Author: Mike Brooks 2020-09-26 11:09:23
Published on: 2020-09-26T11:09:23+00:00
In a discussion on the bitcoin-dev mailing list, Mike Brooks responded to a suggestion made by David A. Harding regarding the use of fitness tests in block acceptance. Brooks agreed that using the lowest block value as a means of disagreement resolution was not ideal due to its inability to handle disagreements greater than N+1. Instead, he proposed a mechanism where the zero-prefix component drives a lower numeric value in big-endian and the remaining value is minimized or maximized in any endianness, as long as it is consistent. Furthermore, the miner's choice of picking the fittest solution would ensure that any future children of the winning solution are also ahead, giving them an advantage in the race for the next block. This approach, coupled with a mechanism to make it more expensive to replace an existing block than producing a new one, would solve the issue at hand.

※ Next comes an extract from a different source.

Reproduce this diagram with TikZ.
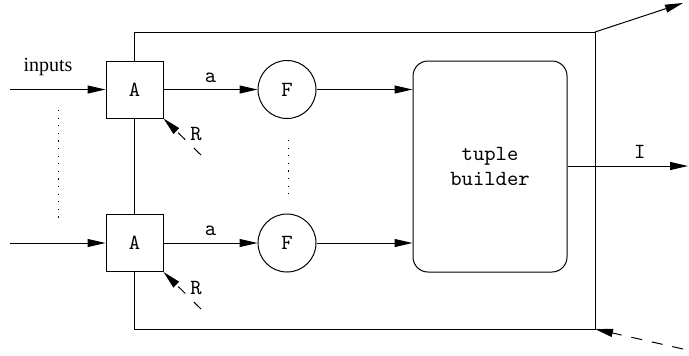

Harding pointed out that this topic had been discussed before on the mailing list in response to the selfish mining paper. He then referred to a proposal made in 2013 which suggested using hash values as a means of resolving disagreements. Two responses to this proposal were highlighted, which argued against the idea of randomly selecting a winner and instead advocated for the use of fitness tests. Harding also provided a link to a BitcoinTalk post which described some of the challenges in replacing first seen as the tip disambiguation method.